Give your family a chance to discuss their feelings as well. As a family, brainstorm a reinforcement system. This system may be as general as tickets in a jar or as specific as a chart for each person with points towards a reward. The reinforcement system is important—rarely will people change without an incentive.
You may need to continue with regular meetings to assess how things are going. Don’t be surprised if you have to ask repeatedly. Repetition and reward are the keys to changing behavior. Try to catch your family “in the act of doing it right.” When they backslide into undesirable behavior, call another meeting to review the agreed-on behavior. You are retraining them and they won’t necessarily get it right the first or second or third times.
You may learn that your family needs more recognition and appreciation from you as well.
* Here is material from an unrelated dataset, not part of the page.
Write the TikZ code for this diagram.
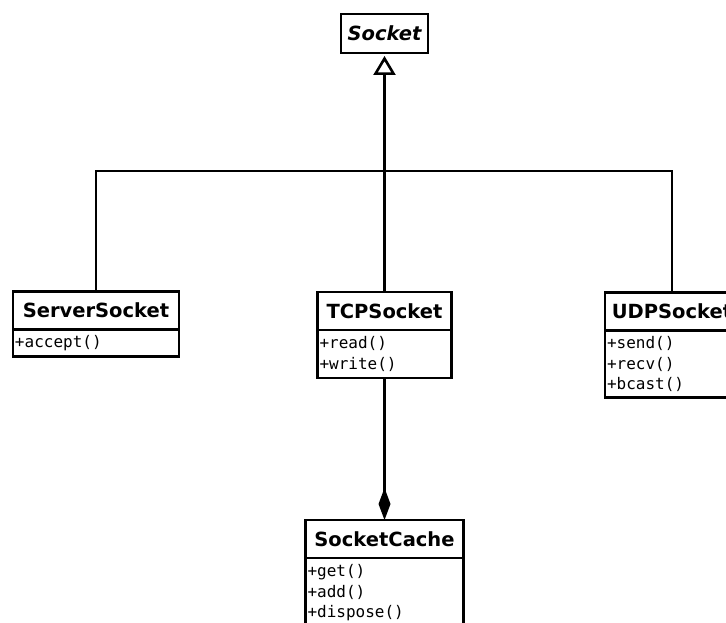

Consider that a wonderful opportunity to model what you are asking from them! When we teach our children courtesy and appreciation in the home, we are truly preparing them to be successful in the world. Sometimes, though, it takes making them walk in our shoes for a day (and we in theirs). Your partner can try managing the household over a long weekend or your children can take over a few of your tasks. Sometimes the best eye-openers happen when Mom gets sick and actually stays in bed for a day or two!
An at-home mother’s job is not always easy or exciting, but it can definitely be satisfying. Your family yearns for ways to express their appreciation. When you let them know what you need, you give them concrete ways to show their gratitude. Even better, you model for them an appropriate way to get the recognition and appreciation you deserve from the people who love you best.